Task to carry out: Exactly as written, write out the lines below from the first to the one containing "plt.rcParams['font.family'] = ['Lato', 'DejaVu", inclusive. Pictures do not belong in the copy.

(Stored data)
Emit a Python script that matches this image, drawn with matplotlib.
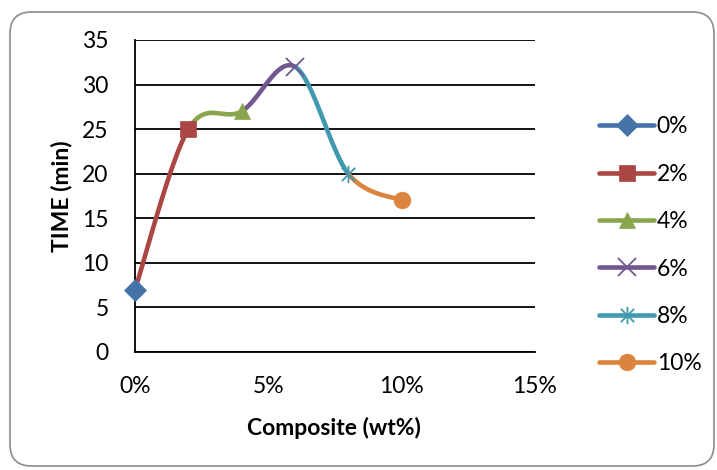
import numpy as np
import matplotlib
matplotlib.use("Agg")
import matplotlib.pyplot as plt
from matplotlib.path import Path
from matplotlib.patches import FancyBboxPatch

plt.rcParams['font.family'] = ['Lato', 'DejaVu Sans']

# data
composite = [0, 2, 4, 6, 8, 10]          # wt%
time_min = [7, 25, 27, 32, 20, 17]
labels = ["0%", "2%", "4%", "6%", "8%", "10%"]
colors = ["#4572A7", "#AA4643", "#89A54E", "#71588F", "#4198AF", "#DB843D"]
x_ticks = [0, 5, 10, 15]
x_tick_labels = ["0%", "5%", "10%", "15%"]
y_ticks = [0, 5, 10, 15, 20, 25, 30, 35]

# asterisk marker (x plus vertical bar)
star_path = Path(
    [(-1, -1), (1, 1), (-1, 1), (1, -1), (0, -1.3), (0, 1.3)],
    [Path.MOVETO, Path.LINETO, Path.MOVETO, Path.LINETO, Path.MOVETO, Path.LINETO])
markers = ["D", "s", "^", "x", star_path, "o"]
msizes = [11, 12, 12, 13, 12.5, 12]
FS = 16.5


def excel_smooth(xs, ys, n=60):
    # bezier segments with excel-like control points (catmull-rom style)
    pts = np.column_stack([xs, ys]).astype(float)
    m = len(pts)
    segs = []
    for i in range(m - 1):
        p_prev = pts[max(i - 1, 0)]
        p0 = pts[i]
        p1 = pts[i + 1]
        p_next = pts[min(i + 2, m - 1)]
        c1 = p0 + (p1 - p_prev) / 6.0
        c2 = p1 - (p_next - p0) / 6.0
        t = np.linspace(0, 1, n)[:, None]
        b = ((1 - t) ** 3) * p0 + 3 * ((1 - t) ** 2) * t * c1 + 3 * (1 - t) * t ** 2 * c2 + t ** 3 * p1
        segs.append(b)
    return segs


fig = plt.figure(figsize=(7.17, 4.70), dpi=100)
ax = fig.add_axes([135 / 717, 1 - 352 / 470, (535 - 135) / 717, (352 - 40) / 470])

segs = excel_smooth(composite, time_min)

for k in range(len(composite)):
    if k > 0:
        seg = segs[k - 1]
        ax.plot(seg[:, 0], seg[:, 1], color=colors[k], lw=3.3, solid_capstyle='round',
                zorder=3, clip_on=False)
    mec = colors[k]
    mew = 1.3 if k in (3, 4) else 0.5
    ax.plot([composite[k]], [time_min[k]], linestyle='none', marker=markers[k],
            markersize=msizes[k], color=colors[k], mec=mec, mew=mew, zorder=4, clip_on=False)
    # legend proxy
    ax.plot([], [], color=colors[k], lw=3.3, marker=markers[k], markersize=msizes[k],
            mec=mec, mew=mew, label=labels[k], solid_capstyle='round')

ax.set_xlim(0, 15)
ax.set_ylim(0, 35)
ax.set_xticks(x_ticks)
ax.set_xticklabels(x_tick_labels)
ax.set_yticks(y_ticks)
ax.grid(axis='y', color='black', lw=1.3)
ax.set_axisbelow(True)
for side in ['top', 'right']:
    ax.spines[side].set_visible(False)
ax.spines['left'].set_linewidth(1.3)
ax.spines['bottom'].set_linewidth(1.3)
ax.tick_params(axis='both', length=0, labelsize=FS)
ax.tick_params(axis='x', pad=17)
ax.tick_params(axis='y', pad=19)

fig.text(334 / 717, 1 - 428 / 470, "Composite (wt%)", ha='center', va='center',
         fontsize=FS, fontweight='bold')
fig.text(62 / 717, 1 - 196 / 470, "TIME (min)", ha='center', va='center',
         rotation=90, fontsize=FS, fontweight='bold')

leg = ax.legend(loc='upper left', bbox_to_anchor=(588 / 717, 1 - 105 / 470),
                bbox_transform=fig.transFigure, frameon=False, fontsize=FS,
                handlelength=2.4, handletextpad=0.1, labelspacing=1.15, borderpad=0)

border = FancyBboxPatch((10 / 717, 4 / 470), 704 / 717, 454 / 470,
                        boxstyle="round,pad=0,rounding_size=0.03",
                        transform=fig.transFigure, fill=False, ec='#8c8c8c', lw=1.2,
                        mutation_aspect=717 / 470)
fig.patches.append(border)

fig.savefig("out.png", dpi=100)
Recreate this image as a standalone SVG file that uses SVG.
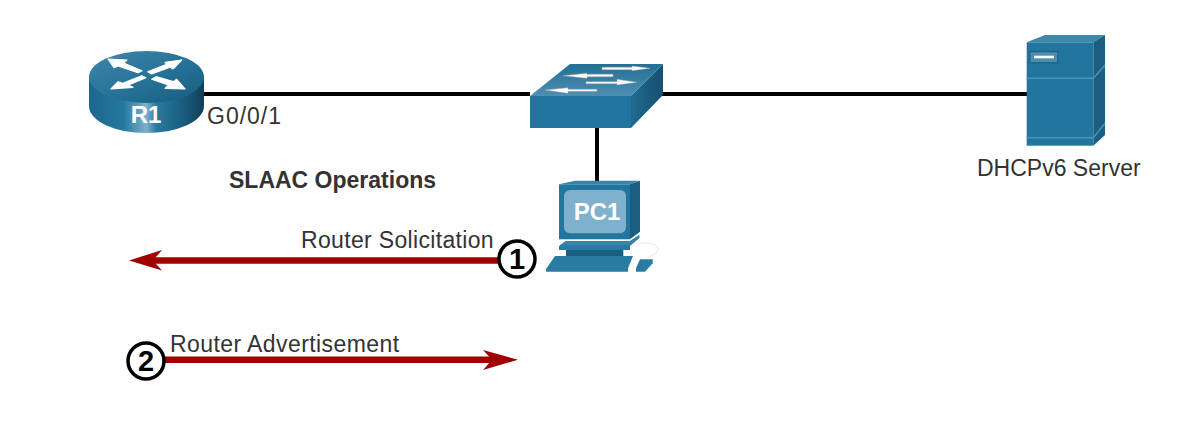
<svg xmlns="http://www.w3.org/2000/svg" width="1181" height="425" viewBox="0 0 1181 425">
<style>
text{font-family:"Liberation Sans",Arial,sans-serif;fill:#333}
.lbl{font-size:23px}
.wire{stroke:#000;stroke-width:4;fill:none}
.flow{stroke:#a00000;stroke-width:6.500;fill:none}
.num{fill:#fff;stroke:#000;stroke-width:3.500}
.numt{font-size:29px;font-weight:700;fill:#000;text-anchor:middle}
.dev{font-weight:700;fill:#fff;text-anchor:middle}
.arw{fill:#fff;stroke:#a8a8a8;stroke-width:.5}
.rarw{fill:#fff;stroke:#fff;stroke-width:1.200;stroke-linejoin:round}
.blue{fill:#21759f}
.side{fill:#1a5e82}
.edge{fill:none;stroke:#4e93b5;stroke-width:1.500}
</style>
<defs>
<linearGradient id="cyl" x1="0" x2="1" y1="0" y2="0">
<stop offset="0" stop-color="#1c668c"/><stop offset=".3" stop-color="#25789f"/><stop offset=".5" stop-color="#7fb0cc"/><stop offset=".58" stop-color="#2a7ba2"/><stop offset=".8" stop-color="#1a5f82"/><stop offset="1" stop-color="#123f58"/>
</linearGradient>
<linearGradient id="rtop" x1="0" x2="1" y1="0" y2="1">
<stop offset="0" stop-color="#3f87ab"/><stop offset=".6" stop-color="#246f95"/><stop offset="1" stop-color="#175a7d"/>
</linearGradient>
<linearGradient id="stop" x1="0" x2="0" y1="0" y2="1">
<stop offset="0" stop-color="#236f96"/><stop offset="1" stop-color="#4c8fb1"/>
</linearGradient>
<linearGradient id="sside" x1="0" x2="1" y1="0" y2="0">
<stop offset="0" stop-color="#1f6b90"/><stop offset="1" stop-color="#174f6e"/>
</linearGradient>
</defs>
<g id="connectors">
<path class="wire" d="M203 94H530M660 94H1028M597 128V182"/>
<path class="flow" d="M500 260.500H150"/>
<path d="M129 260.500L162 250L153 260.500L162 270.500Z" fill="#a00000"/>
<path class="flow" d="M164 359.700H495"/>
<path d="M518 359.700L483 350L492 359.700L483 370Z" fill="#a00000"/>
</g>
<g id="R1">
<path d="M89 77V106C89 121 115 133 146 133C178 133 204 121 204 106V77Z" fill="url(#cyl)"/>
<ellipse cx="146.500" cy="77" rx="57.500" ry="26" fill="url(#rtop)"/>
<path class="rarw" d="M108 59L127 60L123.500 63L142 70.700L138 72.700L118 66L114 67.700Z"/>
<path class="rarw" d="M181.700 60L165 62.300L166.700 64.300L147.700 71.700L151.700 74L170 67.300L173 69Z"/>
<path class="rarw" d="M111 89L118 81.700L122.700 83.300L141.700 75.700L146 77.700L128.300 85L133 87.300Z"/>
<path class="rarw" d="M185 89L165 88.300L168.300 85L151.700 79.300L156 76.700L173.300 81.700L176.700 79.300Z"/>
<text class="dev" x="146" y="123" font-size="24">R1</text>
</g>
<text class="lbl" x="207" y="124" style="letter-spacing:1px">G0/0/1</text>
<g id="Switch">
<path d="M530 96L570 64H663L631 96Z" fill="url(#stop)"/>
<path d="M631 96L663 64V95L631 128Z" fill="url(#sside)"/>
<rect x="530" y="96" width="101" height="32" class="blue"/>
<path class="arw" d="M602 67.300H632V66L650 68.300L632 70.700V69.700H602Z"/>
<path class="arw" d="M613 74.300H587V73.300L563 75.700L587 78.300V76.700H613Z"/>
<path class="arw" d="M586 81.700H617V79.300L637 82.300L617 85V83.700H586Z"/>
<path class="arw" d="M597 89.300H568V87.700L545 90L568 93.300V91.300H597Z"/>
</g>
<g id="PC1">
<path d="M559 184.300L575 180.700H640L630 184.300Z" fill="#3a84a8"/>
<path d="M630 184.300L640 180.700V231.700L630 239.300Z" class="side"/>
<rect x="559" y="184.300" width="71" height="55" class="blue"/>
<rect x="564" y="190" width="62" height="43.300" rx="6" fill="#7fb0cc"/>
<text class="dev" x="597" y="220" font-size="24">PC1</text>
<path d="M559 246L566 241H630L639.300 235V238L630 246V250H559Z" fill="#2a7ba2"/>
<path d="M566 241H630L639.300 235V238L630 245H560Z" fill="#3a84a8"/>
<rect x="566" y="250" width="57.300" height="6" class="side"/>
<path d="M555 256H633L628 268.300V271.700H546V269Z" fill="#2a7ba2"/>
<path d="M640 259.300H652.700V263.300L645 271.700H636V268.300Z" fill="#2a7ba2"/>
<path d="M636.700 244C650 241 660 245 657.500 251C655 256 650 255 647 258.300" fill="none" stroke="#cfe1ea" stroke-width=".7"/>
</g>
<g id="DHCPv6-Server">
<path d="M1026.700 42.300L1045 35H1105L1093.300 42.300Z" fill="#3f88ac"/>
<path d="M1093.300 42.300L1105 35V135L1093.300 145.700Z" class="side"/>
<rect x="1026.700" y="42.300" width="66.600" height="103.400" class="blue"/>
<path class="edge" d="M1026.700 78.300H1093.300L1105 65"/>
<path class="edge" d="M1026.700 137.700H1093.300L1105 123.300"/>
<rect x="1030" y="51.700" width="27.700" height="11" fill="#4a8fb0" stroke="#1a5e82"/>
<rect x="1034" y="55.700" width="20" height="2.600" fill="#fff"/>
</g>
<text class="lbl" x="977" y="176">DHCPv6 Server</text>
<text x="229" y="188" font-size="23" font-weight="700">SLAAC Operations</text>
<text class="lbl" x="301" y="248" style="letter-spacing:.33px">Router Solicitation</text>
<text class="lbl" x="170" y="352" style="letter-spacing:.42px">Router Advertisement</text>
<g id="step-1">
<circle class="num" cx="517" cy="259" r="18"/>
<text class="numt" x="517" y="269">1</text>
</g>
<g id="step-2">
<circle class="num" cx="146" cy="361" r="18"/>
<text class="numt" x="146" y="371">2</text>
</g>
</svg>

Solution to this problem:
Emit a Python script that matches this image, drawn with matplotlib.
import numpy as np
import matplotlib
matplotlib.use("Agg")
import matplotlib.pyplot as plt
from matplotlib.path import Path
from matplotlib.patches import FancyBboxPatch

plt.rcParams['font.family'] = ['Lato', 'DejaVu Sans']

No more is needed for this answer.